Houston, Texas Houston's close tie to the Caribbean, as well as its dominant global energy industry, thriving industrial base, huge Texas Medical Center complex and first-rate airport all work to its long-term advantage. Arguably the big city in the U.S. with the healthiest economy, Houston is also investing in a "green" future; last year it was the nation's largest municipal purchaser of wind energy.

This all seems correct, based on my recent trip to Houston. I was in fact going to a conference trying to exchange ideas between medical device manufacturers and the energy industry. There is much that remains unsaid of course. Most people would never think of Houston as green simply because it is so big and sprawling. Appearances can deceive of course, and I have not invested the time to look into this, but from being there, Houston seems like a city dominated by cars. The traffic was astoundingly bad.
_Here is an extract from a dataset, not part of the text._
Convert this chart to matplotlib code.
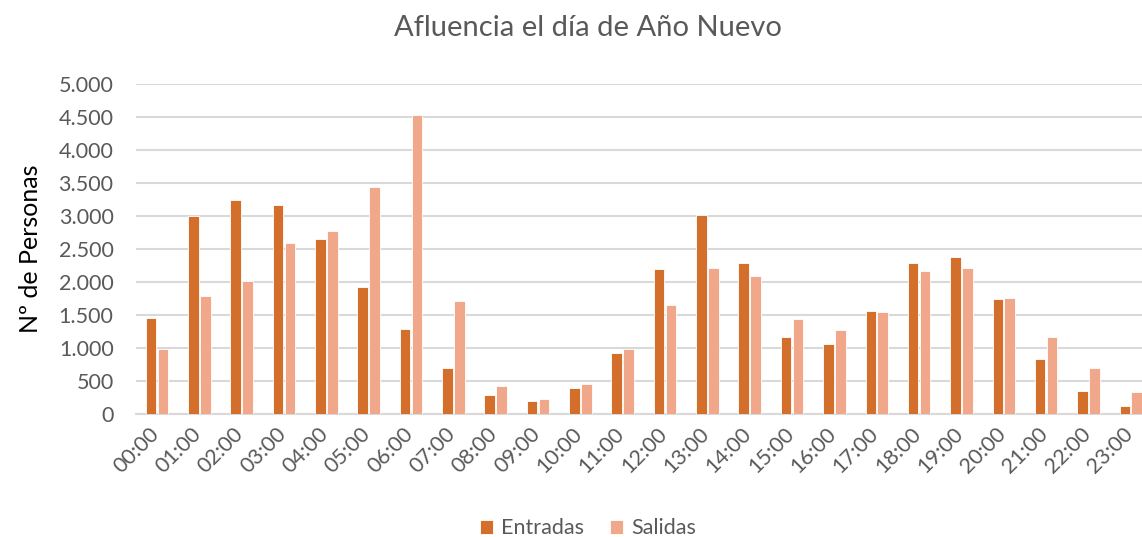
import matplotlib.pyplot as plt
import matplotlib.transforms as mtransforms
import numpy as np
from matplotlib.ticker import FuncFormatter

horas = ["%02d:00" % h for h in range(24)]
entradas = [1450, 3000, 3240, 3170, 2650, 1930, 1290, 700, 290, 190, 390, 930,
            2190, 3015, 2290, 1160, 1060, 1566, 2295, 2375, 1745, 840, 355, 120]
salidas = [990, 1790, 2015, 2590, 2775, 3440, 4530, 1710, 430, 235, 455, 980,
           1650, 2210, 2090, 1440, 1280, 1548, 2160, 2220, 1765, 1160, 700, 335]

color_e = "#D46F2B"
color_s = "#F1A78A"
gris = "#595959"

plt.rcParams["font.family"] = ["Lato", "DejaVu Sans"]

fig = plt.figure(figsize=(11.42, 5.37), dpi=100)
ax = fig.add_axes([0.1189, 0.229, 0.8898, 0.6145])

x = np.arange(len(horas))
ancho = 0.25
ax.bar(x - 0.14, entradas, ancho, color=color_e, edgecolor="white", linewidth=0.6,
       label="Entradas", zorder=3)
ax.bar(x + 0.14, salidas, ancho, color=color_s, edgecolor="white", linewidth=0.6,
       label="Salidas", zorder=3)

ax.set_xlim(-0.5, 23.5)
ax.set_ylim(0, 5000)
ax.set_yticks(np.arange(0, 5001, 500))
ax.yaxis.set_major_formatter(FuncFormatter(lambda v, p: "{:,.0f}".format(v).replace(",", ".")))
ax.grid(axis="y", color="#D9D9D9", linewidth=1.5, zorder=0)

for s in ["top", "right", "left"]:
    ax.spines[s].set_visible(False)
ax.spines["bottom"].set_color("#D9D9D9")
ax.spines["bottom"].set_linewidth(1.5)

ax.set_xticks(x)
ax.set_xticklabels(horas, rotation=45, ha="right", rotation_mode="anchor")
ax.tick_params(axis="both", length=0, colors=gris, labelsize=15.5)
ax.tick_params(axis="x", pad=7)
ax.tick_params(axis="y", pad=16)

# desplazar un poco las etiquetas del eje x a la izquierda
desp = mtransforms.ScaledTranslation(-6 / 72, 0, fig.dpi_scale_trans)
for lbl in ax.get_xticklabels():
    lbl.set_transform(lbl.get_transform() + desp)

ax.set_ylabel("Nº de Personas", fontsize=18, color="black", labelpad=12)
fig.text(0.515, 0.948, "Afluencia el día de Año Nuevo", ha="center", va="center",
         fontsize=21, color=gris)

fig.legend(loc="center", bbox_to_anchor=(0.515, 0.016), ncol=2, frameon=False,
           fontsize=15.5, labelcolor=gris, handlelength=0.6, handleheight=0.6,
           handletextpad=0.4, columnspacing=1.2)

fig.savefig("out.png", dpi=100)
It was so bad that I missed my flight, and I had to spend an extra 6 hours in the city. Fortunately, I was able to take a bus downtown from the airport and investigate the city further. I rather enjoyed Houston's mass transit. The bus dropped me off at the downtown transit hub, and I hopped on the light rail to explore downtown. Like many major American cities, the mass transit is pretty good, it just is hard to get everyone to use it. The light rail runs north-south in Houston. There is a lot of the city that isn't anywhere close to it. My friend that I stayed with in Houston takes the bus to the light rail, and the light rail to the M. D. Anderson Cancer Center.  This is a pretty good option. Less time, less stress. However, SWPLs don't like riding the bus, so many of the residents don't take advantage of this option, and instead struggle on the freeways.

The whole road system seemed like a nightmare to me. I am grateful that Arizona has such good roads, and realize that I am spoiled when I go to other cities. Phoenix has one of the best freeway layouts of any city I have ever been in, and the roads are always repaired promptly, and well-signed. Houston freeways almost seemed designed for gridlock. There was a slowdown everytime two freeways merged, which was frequently, and the exits were poorly marked. The surface roads were not much better. Lots of dips to collect water and strange mergings. To be fair, almost any major city in the US has traffic problems these days, but some are definitely worse than others.

Houston definitely seemed like a place where I could find a job. That was after all one of the criteria Kotkin used to place Houston on this list. I did not get the chance to tour the trendy areas north of downtown, but the success of areas like these is pretty crucial to urban living.

I could probably live in Houston if I had to, but I did not immediately like the city in the same way I liked Seattle when I was there last year. However, I would worry less about finding work and being able to buy a house in Houston.